What is expected:
Retype only what runs from the first line of the listing to the line holding "2.65, 2.58, 2.45, 2.29, 2.13, 1.99, 1.8, 1.6, 1.45, 1.33]", both included. Do not retype the pictures.
++++++++++
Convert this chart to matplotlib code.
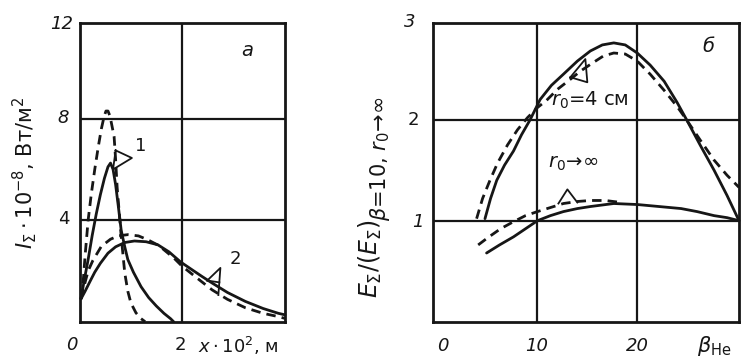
import matplotlib
matplotlib.use("Agg")
import matplotlib.pyplot as plt

# ---------------- data: panel a (x in 10^-2 m, I in 10^8 W/m^2) ----------------
a1_solid_x = [0.02, 0.08, 0.16, 0.24, 0.32, 0.40, 0.48, 0.55, 0.60, 0.65, 0.70, 0.75, 0.81, 0.88,
              0.94, 1.05, 1.20, 1.35, 1.50, 1.65, 1.78, 1.84]
a1_solid_y = [0.9, 1.6, 2.45, 3.4, 4.25, 5.0, 5.65, 6.1, 6.25, 6.0, 5.4, 4.6, 3.6, 2.95,
              2.45, 1.95, 1.38, 0.95, 0.62, 0.33, 0.12, 0.0]

a1_dash_x = [0.02, 0.065, 0.10, 0.16, 0.22, 0.29, 0.36, 0.42, 0.47, 0.51, 0.55, 0.59, 0.63, 0.67,
             0.70, 0.73, 0.81, 0.88, 0.94, 1.00, 1.10, 1.20, 1.28]
a1_dash_y = [0.9, 1.65, 2.6, 4.0, 5.0, 6.0, 6.9, 7.6, 8.05, 8.3, 8.3, 8.1, 7.7, 7.3,
             6.4, 5.3, 3.36, 1.92, 1.2, 0.74, 0.35, 0.12, 0.0]

a2_solid_x = [0.02, 0.10, 0.20, 0.29, 0.40, 0.55, 0.70, 0.88, 1.07, 1.30, 1.53, 1.75, 1.98, 2.20,
              2.40, 2.60, 2.90, 3.25, 3.60, 3.90, 4.03]
a2_solid_y = [0.9, 1.2, 1.6, 1.95, 2.3, 2.7, 2.95, 3.12, 3.18, 3.15, 3.03, 2.75, 2.35, 2.05,
              1.78, 1.52, 1.15, 0.8, 0.52, 0.33, 0.27]

a2_dash_x = [0.02, 0.08, 0.16, 0.25, 0.42, 0.60, 0.75, 0.94, 1.15, 1.33, 1.55, 1.85, 2.00, 2.30,
             2.60, 2.90, 3.25, 3.60, 3.90, 4.03]
a2_dash_y = [0.9, 1.4, 2.0, 2.4, 2.97, 3.25, 3.38, 3.43, 3.38, 3.23, 3.0, 2.5, 2.2, 1.72,
             1.25, 0.88, 0.55, 0.33, 0.2, 0.13]

# ---------------- data: panel б (beta_He, relative E) ----------------
b4_solid_x = [4.74, 5.3, 5.92, 6.7, 7.6, 8.4, 9.27, 10.27, 11.4, 12.6, 14.0, 15.3, 16.5, 17.65,
              18.8, 20.0, 21.3, 22.7, 24.0, 25.0, 26.3, 27.7, 29.0, 30.2]
b4_solid_y = [1.02, 1.22, 1.40, 1.55, 1.69, 1.85, 2.0, 2.2, 2.34, 2.45, 2.58, 2.68, 2.74, 2.76,
              2.74, 2.66, 2.54, 2.38, 2.17, 1.99, 1.75, 1.50, 1.25, 1.0]

b4_dash_x = [3.9, 4.5, 5.24, 6.0, 7.0, 8.0, 9.0, 10.0, 10.9, 12.0, 13.3, 14.3, 15.5, 16.6, 17.65,
             18.8, 20.0, 21.3, 22.7, 24.0, 25.0, 26.3, 27.7, 29.0, 30.2]
b4_dash_y = [1.02, 1.22, 1.40, 1.57, 1.75, 1.9, 2.02, 2.12, 2.19, 2.3, 2.4, 2.48, 2.56, 2.63, 2.66,
             2.65, 2.58, 2.45, 2.29, 2.13, 1.99, 1.8, 1.6, 1.45, 1.33]

binf_solid_x = [4.9, 6.2, 7.6, 8.8, 10.0, 11.3, 12.6, 14.0, 15.3, 17.65, 20.0, 22.2, 24.4, 26.0,
                27.7, 29.0, 30.2]
binf_solid_y = [0.68, 0.76, 0.84, 0.92, 1.0, 1.05, 1.09, 1.12, 1.14, 1.17, 1.16, 1.14, 1.12, 1.09,
                1.05, 1.03, 1.0]

binf_dash_x = [4.06, 5.0, 6.3, 7.6, 8.8, 10.0, 11.3, 12.6, 14.0, 15.3, 16.8, 18.4]
binf_dash_y = [0.76, 0.83, 0.92, 0.99, 1.05, 1.09, 1.13, 1.17, 1.19, 1.2, 1.2, 1.18]

# tick labels
a_xticks = [0, 2]
a_yticks = [4, 8, 12]
b_xticks = [0, 10, 20]
b_yticks = [1, 2, 3]

# ---------------- figure ----------------
W, H = 742, 363
fig = plt.figure(figsize=(W / 100, H / 100), dpi=100)
fig.patch.set_facecolor("white")

def fx(p):
    return p / W

def fy(p):
    return 1 - p / H

INK = "#161616"
LW = 2.0
DASH = (3.4, 2.2)
FS = 13

axL = fig.add_axes([fx(80), fy(321.7), fx(205), 299 / H])
axR = fig.add_axes([fx(432.7), fy(321.7), fx(306.3), 299 / H])

for ax in (axL, axR):
    for s in ax.spines.values():
        s.set_linewidth(2.0)
        s.set_color(INK)
    ax.tick_params(length=0, labelbottom=False, labelleft=False)
    ax.grid(True, color=INK, lw=1.6)
    ax.set_axisbelow(True)

axL.set_xlim(0, 4.03)
axL.set_ylim(0, 11.78)
axL.set_xticks([2])
axL.set_yticks([4, 8])

axR.set_xlim(-0.5, 30.2)
axR.set_ylim(0, 2.96)
axR.set_xticks([10, 20])
axR.set_yticks([1, 2])

kw_s = dict(color=INK, lw=LW, solid_capstyle="round", solid_joinstyle="round", clip_on=False)
kw_d = dict(color=INK, lw=LW, linestyle=(0, DASH), dash_capstyle="butt", clip_on=False)

axL.plot(a1_solid_x, a1_solid_y, **kw_s)
axL.plot(a1_dash_x, a1_dash_y, **kw_d)
axL.plot(a2_solid_x, a2_solid_y, **kw_s)
axL.plot(a2_dash_x, a2_dash_y, **kw_d)

axR.plot(b4_solid_x, b4_solid_y, **kw_s)
axR.plot(b4_dash_x, b4_dash_y, **kw_d)
axR.plot(binf_solid_x, binf_solid_y, **kw_s)
axR.plot(binf_dash_x, binf_dash_y, **kw_d)

# leader marks
lk = dict(color=INK, lw=1.3)
axL.plot([0.70, 1.02, 0.65, 0.70], [6.75, 6.45, 6.0, 6.75], **lk)
axL.text(1.08, 6.55, "1", fontsize=FS, color=INK, ha="left", va="bottom")
axL.plot([2.50, 2.76, 2.72], [1.62, 2.12, 1.05], **lk)
axL.plot([2.50, 2.74], [1.62, 1.55], **lk)
axL.text(2.95, 2.1, "2", fontsize=FS, color=INK, ha="left", va="bottom")

axR.plot([13.3, 14.8, 15.0, 13.3], [2.42, 2.60, 2.37, 2.42], **lk)
axR.text(11.4, 2.19, r"$r_0$=4 см", fontsize=FS + 1, color=INK, ha="left", va="center")
axR.text(11.1, 1.57, r"$r_0\!\rightarrow\!\infty$", fontsize=FS + 1, color=INK, ha="left", va="center")
axR.plot([12.1, 13.0, 14.0], [1.17, 1.31, 1.18], **lk)

# panel letters
fig.text(fx(247), fy(50), "а", fontsize=FS + 1, style="italic", color=INK, ha="center", va="center")
fig.text(fx(708), fy(47), "б", fontsize=FS + 1, style="italic", color=INK, ha="center", va="center")

# tick labels (manual placement as in the scan)
a_ytick_pos = [(64, 219), (63, 118), (62, 24)]
a_ytick_sty = ["normal", "italic", "italic"]
for v, (px, py), st in zip(a_yticks, a_ytick_pos, a_ytick_sty):
    fig.text(fx(px), fy(py), str(v), fontsize=FS, style=st, color=INK, ha="center", va="center")
a_xtick_pos = [(72, 345), (180, 345)]
a_xtick_sty = ["italic", "normal"]
for v, (px, py), st in zip(a_xticks, a_xtick_pos, a_xtick_sty):
    fig.text(fx(px), fy(py), str(v), fontsize=FS, style=st, color=INK, ha="center", va="center")
fig.text(fx(198), fy(346), r"$x\cdot10^2$, м", fontsize=FS, color=INK, ha="left", va="center")

b_ytick_pos = [(418, 222), (413, 120), (410, 22)]
b_ytick_sty = ["italic", "normal", "italic"]
for v, (px, py), st in zip(b_yticks, b_ytick_pos, b_ytick_sty):
    fig.text(fx(px), fy(py), str(v), fontsize=FS, style=st, color=INK, ha="center", va="center")
b_xtick_pos = [(443, 346), (537, 346), (637, 346)]
for v, (px, py) in zip(b_xticks, b_xtick_pos):
    fig.text(fx(px), fy(py), str(v), fontsize=FS, style="italic", color=INK, ha="center", va="center")
fig.text(fx(697), fy(346), r"$\beta_{\mathrm{He}}$", fontsize=FS + 2, color=INK, ha="left", va="center")

# axis titles
fig.text(fx(25), fy(173), r"$I_\Sigma\cdot10^{-8}$, Вт/м$^2$", fontsize=FS + 2, color=INK,
         rotation=90, ha="center", va="center")
t_main = fig.text(fx(370), fy(298), r"$E_\Sigma/(E_\Sigma)$", fontsize=FS + 4, color=INK,
                  rotation=90, ha="center", va="bottom")
fig.canvas.draw()
bb = t_main.get_window_extent()
top_px = H - bb.y1  # pixel row (from top) where main part ends
fig.text(fx(380), fy(top_px + 1), r"$\beta$=10, $r_0\!\rightarrow\!\infty$", fontsize=FS + 2, color=INK,
         rotation=90, ha="center", va="bottom")

fig.savefig("out.png", dpi=100, facecolor="white")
++++++++++
Completed exercise:
Convert this chart to matplotlib code.
import matplotlib
matplotlib.use("Agg")
import matplotlib.pyplot as plt

# ---------------- data: panel a (x in 10^-2 m, I in 10^8 W/m^2) ----------------
a1_solid_x = [0.02, 0.08, 0.16, 0.24, 0.32, 0.40, 0.48, 0.55, 0.60, 0.65, 0.70, 0.75, 0.81, 0.88,
              0.94, 1.05, 1.20, 1.35, 1.50, 1.65, 1.78, 1.84]
a1_solid_y = [0.9, 1.6, 2.45, 3.4, 4.25, 5.0, 5.65, 6.1, 6.25, 6.0, 5.4, 4.6, 3.6, 2.95,
              2.45, 1.95, 1.38, 0.95, 0.62, 0.33, 0.12, 0.0]

a1_dash_x = [0.02, 0.065, 0.10, 0.16, 0.22, 0.29, 0.36, 0.42, 0.47, 0.51, 0.55, 0.59, 0.63, 0.67,
             0.70, 0.73, 0.81, 0.88, 0.94, 1.00, 1.10, 1.20, 1.28]
a1_dash_y = [0.9, 1.65, 2.6, 4.0, 5.0, 6.0, 6.9, 7.6, 8.05, 8.3, 8.3, 8.1, 7.7, 7.3,
             6.4, 5.3, 3.36, 1.92, 1.2, 0.74, 0.35, 0.12, 0.0]

a2_solid_x = [0.02, 0.10, 0.20, 0.29, 0.40, 0.55, 0.70, 0.88, 1.07, 1.30, 1.53, 1.75, 1.98, 2.20,
              2.40, 2.60, 2.90, 3.25, 3.60, 3.90, 4.03]
a2_solid_y = [0.9, 1.2, 1.6, 1.95, 2.3, 2.7, 2.95, 3.12, 3.18, 3.15, 3.03, 2.75, 2.35, 2.05,
              1.78, 1.52, 1.15, 0.8, 0.52, 0.33, 0.27]

a2_dash_x = [0.02, 0.08, 0.16, 0.25, 0.42, 0.60, 0.75, 0.94, 1.15, 1.33, 1.55, 1.85, 2.00, 2.30,
             2.60, 2.90, 3.25, 3.60, 3.90, 4.03]
a2_dash_y = [0.9, 1.4, 2.0, 2.4, 2.97, 3.25, 3.38, 3.43, 3.38, 3.23, 3.0, 2.5, 2.2, 1.72,
             1.25, 0.88, 0.55, 0.33, 0.2, 0.13]

# ---------------- data: panel б (beta_He, relative E) ----------------
b4_solid_x = [4.74, 5.3, 5.92, 6.7, 7.6, 8.4, 9.27, 10.27, 11.4, 12.6, 14.0, 15.3, 16.5, 17.65,
              18.8, 20.0, 21.3, 22.7, 24.0, 25.0, 26.3, 27.7, 29.0, 30.2]
b4_solid_y = [1.02, 1.22, 1.40, 1.55, 1.69, 1.85, 2.0, 2.2, 2.34, 2.45, 2.58, 2.68, 2.74, 2.76,
              2.74, 2.66, 2.54, 2.38, 2.17, 1.99, 1.75, 1.50, 1.25, 1.0]

b4_dash_x = [3.9, 4.5, 5.24, 6.0, 7.0, 8.0, 9.0, 10.0, 10.9, 12.0, 13.3, 14.3, 15.5, 16.6, 17.65,
             18.8, 20.0, 21.3, 22.7, 24.0, 25.0, 26.3, 27.7, 29.0, 30.2]
b4_dash_y = [1.02, 1.22, 1.40, 1.57, 1.75, 1.9, 2.02, 2.12, 2.19, 2.3, 2.4, 2.48, 2.56, 2.63, 2.66,
             2.65, 2.58, 2.45, 2.29, 2.13, 1.99, 1.8, 1.6, 1.45, 1.33]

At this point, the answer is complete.